Having a Suzuki GS150R parked inside your garage will not get you envious looks or passes from lovely ladies. But it will surely make your life through the harrowing traffic in our cities a lot more relaxed and even enjoyable in its own way if you are not looking for an opportunity to hit the three digit mark every now and then.

 

And with conscious use of the throttle you will find the GS150R surprisingly economical as it delivered exceptional and best in-class overall fuel economy of 62kmpl - a figure which most 125cc bikes struggle to achieve. This is an ideal tool even for long distance touring only hindrance being its lack of top speed. But that is largely compensated by superb ride quality and great fuel efficiency. Maintain a steady 80km/h in sixth gear and you will cover a phenomenal distance of 900 km plus on a single tankful. Gosh! (I want one the next time I'm heading to Bangalore from Pune!) That's remarkable efficiency for a 150cc motorcycle.

 

Verdict:

 

The Suzuki GS150R's strongest points are its ride quality, fuel efficiency and touring ability. Slot into the sixth cog and cruise down the highway at 80-90km/h and still no need to tank-up. And even then it remains one of the best tools for city-commute offering best in-class roll-ons as well as superior handling. The only place it does not score great marks is the performance department, but then Suzuki never aimed to catch the fancy of the speed-freaks with the GS150R. It was for those who are looking at a stylish upgrade from the 125cc bracket without compromising the fuel economy and the GS achieves these goes exceedingly well.

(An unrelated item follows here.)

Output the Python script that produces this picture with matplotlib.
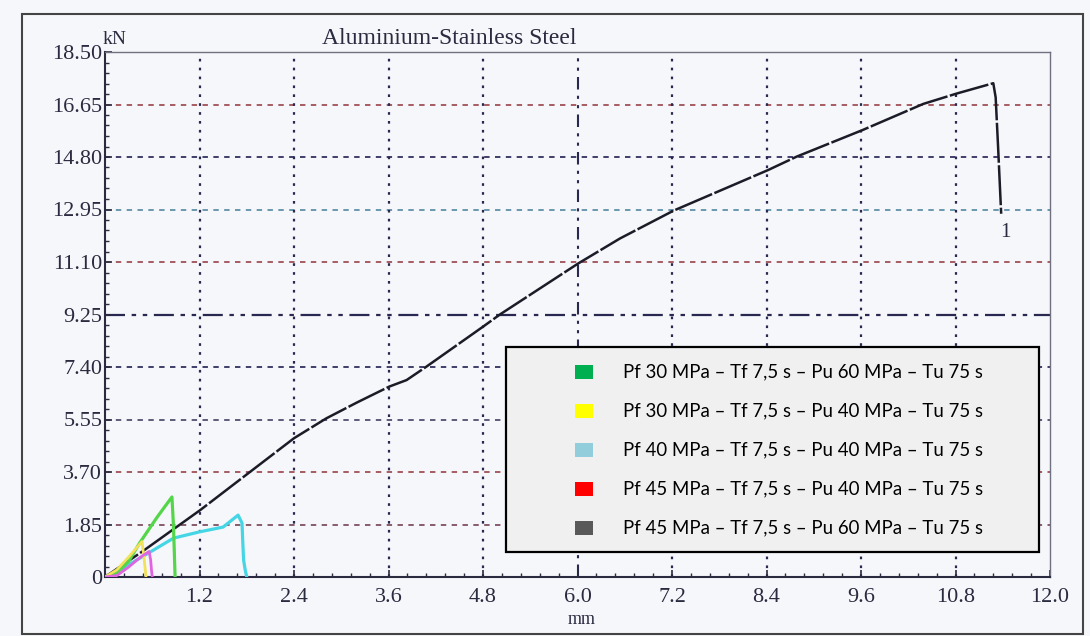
import matplotlib.pyplot as plt
from matplotlib.patches import Rectangle
from matplotlib.ticker import MultipleLocator, FixedLocator

W, H = 1090, 636

# ------------------------------------------------------------
# data
# ------------------------------------------------------------

black_x = [0, 0.5, 1.21, 1.84, 2.40, 2.81, 3.20, 3.61, 3.83, 4.08, 4.80,
           5.02, 6.01, 6.54, 7.22, 8.42, 8.78, 9.62, 10.39, 10.82, 11.28,
           11.31, 11.34, 11.36, 11.38]
black_y = [0, 0.95, 2.36, 3.70, 4.89, 5.59, 6.15, 6.71, 6.94, 7.41, 8.82,
           9.26, 11.05, 11.93, 12.91, 14.34, 14.81, 15.75, 16.67, 17.04, 17.40,
           16.9, 15.2, 14.0, 12.8]

green_x = [0, 0.15, 0.30, 0.44, 0.55, 0.66, 0.76, 0.85, 0.86, 0.87, 0.88, 0.89]
green_y = [0, 0.14, 0.55, 1.20, 1.65, 2.10, 2.48, 2.82, 2.3, 1.76, 0.9, 0.0]

yellow_x = [0, 0.15, 0.30, 0.47, 0.49, 0.51, 0.52]
yellow_y = [0, 0.25, 0.70, 1.25, 0.8, 0.3, 0.0]

magenta_x = [0, 0.15, 0.30, 0.45, 0.56, 0.58, 0.59, 0.60]
magenta_y = [0, 0.05, 0.35, 0.70, 0.90, 0.6, 0.25, 0.0]

cyan_x = [0, 0.25, 0.55, 0.87, 1.20, 1.50, 1.69, 1.74, 1.75, 1.76, 1.78, 1.80]
cyan_y = [0, 0.35, 0.84, 1.37, 1.59, 1.76, 2.18, 1.90, 1.2, 0.6, 0.25, 0.0]

y_ticks = [0, 1.85, 3.70, 5.55, 7.40, 9.25, 11.10, 12.95, 14.80, 16.65, 18.50]
y_labels = ["0", "1.85", "3.70", "5.55", "7.40", "9.25", "11.10", "12.95",
            "14.80", "16.65", "18.50"]
x_ticks = [1.2, 2.4, 3.6, 4.8, 6.0, 7.2, 8.4, 9.6, 10.8, 12.0]

legend_labels = [
    "Pf 30 MPa \u2013 Tf 7,5 s \u2013 Pu 60 MPa \u2013 Tu 75 s",
    "Pf 30 MPa \u2013 Tf 7,5 s \u2013 Pu 40 MPa \u2013 Tu 75 s",
    "Pf 40 MPa \u2013 Tf 7,5 s \u2013 Pu 40 MPa \u2013 Tu 75 s",
    "Pf 45 MPa \u2013 Tf 7,5 s \u2013 Pu 40 MPa \u2013 Tu 75 s",
    "Pf 45 MPa \u2013 Tf 7,5 s \u2013 Pu 60 MPa \u2013 Tu 75 s",
]
legend_colors = ["#00b050", "#ffff00", "#92cddc", "#ff0000", "#595959"]

hgrid_colors = ["#805060", "#a05058", "#505070", "#303060", "#282850",
                "#a05058", "#6090a8", "#303060", "#a05058"]


def fx(px):
    return px / W


def fy(py):
    return 1 - py / H


bg = "#f6f7fa"
ink = "#2a2a40"

fig = plt.figure(figsize=(W / 100, H / 100), dpi=100, facecolor=bg)

# outer scan frame
fig.add_artist(Rectangle(
    (fx(22), fy(634)), fx(1083) - fx(22), fy(14) - fy(634),
    transform=fig.transFigure, fill=False,
    edgecolor="#444444", linewidth=1.5
))

ax = fig.add_axes([fx(105), fy(577), fx(1050) - fx(105), fy(52) - fy(577)])
ax.set_facecolor(bg)

ax.set_xlim(0, 12.0)
ax.set_ylim(0, 18.5)

# grid
for yv, col in zip(y_ticks[1:-1], hgrid_colors):
    if abs(yv - 9.25) < 1e-6:
        ax.axhline(yv, color=col, linewidth=1.6,
                   linestyle=(0, (9, 3, 2, 3, 2, 3)), zorder=1)
    else:
        ax.axhline(yv, color=col, linewidth=1.3,
                   linestyle=(0, (3, 3)), zorder=1)

for xv in x_ticks[:-1]:
    if abs(xv - 6.0) < 1e-6:
        ax.axvline(xv, color="#282850", linewidth=1.5,
                   linestyle=(0, (6, 3, 1.5, 3, 1.5, 3)), zorder=1)
    else:
        ax.axvline(xv, color="#282850", linewidth=1.6,
                   linestyle=(0, (1.2, 2.8)), zorder=1)

# curves
ax.plot(cyan_x, cyan_y, color="#45d6e6", linewidth=2.3, zorder=3)
ax.plot(black_x, black_y, color="#1c1c28", linewidth=1.8,
        linestyle=(0, (16, 1)), zorder=4)
ax.plot(green_x, green_y, color="#55d64a", linewidth=2.3, zorder=5)
ax.plot(yellow_x, yellow_y, color="#f2e15a", linewidth=2.0, zorder=5)
ax.plot(magenta_x, magenta_y, color="#e064e0", linewidth=2.0, zorder=6)

ax.text(11.43, 12.15, "1", fontsize=15, family="Liberation Serif",
        color=ink, ha="center", va="center")

# ticks
ax.xaxis.set_major_locator(FixedLocator(x_ticks))
ax.set_xticklabels([f"{v:.1f}" for v in x_ticks])
ax.xaxis.set_minor_locator(MultipleLocator(0.24))
ax.set_yticks(y_ticks)
ax.set_yticklabels(y_labels)
ax.yaxis.set_minor_locator(MultipleLocator(0.37))

ax.tick_params(axis="both", which="major", direction="in", length=5,
               width=1.2, color=ink, labelcolor=ink, labelsize=16)
ax.tick_params(axis="both", which="minor", direction="in", length=3,
               width=1.0, color=ink)
ax.tick_params(axis="x", which="major", pad=8)
ax.tick_params(axis="y", which="major", pad=2)

for lab in ax.get_xticklabels() + ax.get_yticklabels():
    lab.set_family("Liberation Serif")

for side in ["left", "bottom", "top", "right"]:
    ax.spines[side].set_color(ink)
    ax.spines[side].set_linewidth(1.5)
ax.spines["top"].set_color("#707080")
ax.spines["top"].set_linewidth(1.0)
ax.spines["right"].set_color("#707080")
ax.spines["right"].set_linewidth(1.0)

# titles / units
fig.text(fx(449), fy(38), "Aluminium-Stainless Steel", fontsize=17,
         family="Liberation Serif", color=ink, ha="center", va="center")
fig.text(fx(103), fy(39), "kN", fontsize=14, family="Liberation Serif",
         color=ink, ha="left", va="center")
fig.text(fx(582), fy(619), "mm", fontsize=13, family="Liberation Serif",
         color=ink, ha="center", va="center")

# legend box
fig.add_artist(Rectangle(
    (fx(506), fy(552)), fx(1039) - fx(506), fy(347) - fy(552),
    transform=fig.transFigure, facecolor="#f0f0f0",
    edgecolor="black", linewidth=1.6, zorder=10
))

row_y = [372, 411, 450, 489, 528]
for py, lab, col in zip(row_y, legend_labels, legend_colors):
    fig.add_artist(Rectangle(
        (fx(575), fy(py + 7)), fx(593) - fx(575), fy(py - 7) - fy(py + 7),
        transform=fig.transFigure, facecolor=col, edgecolor="none", zorder=11
    ))
    fig.text(fx(623), fy(py), lab, fontsize=13.4, family="Lato",
             color="black", ha="left", va="center", zorder=12)

fig.savefig("out.png", dpi=100, facecolor=bg)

However, the bike slots in between the budget and the premium 150cc motorcycles. Considering its appeal and its job to bridge the gap, it is competitively priced at Rs. 60,827 (Ex-Showroom, Pune). It might seem a little expensive for the 150cc budget class, but factor in the amazing fuel efficiency, extremely good ride quality and awesome roll-ons - the GS150R clearly justifies the price tag.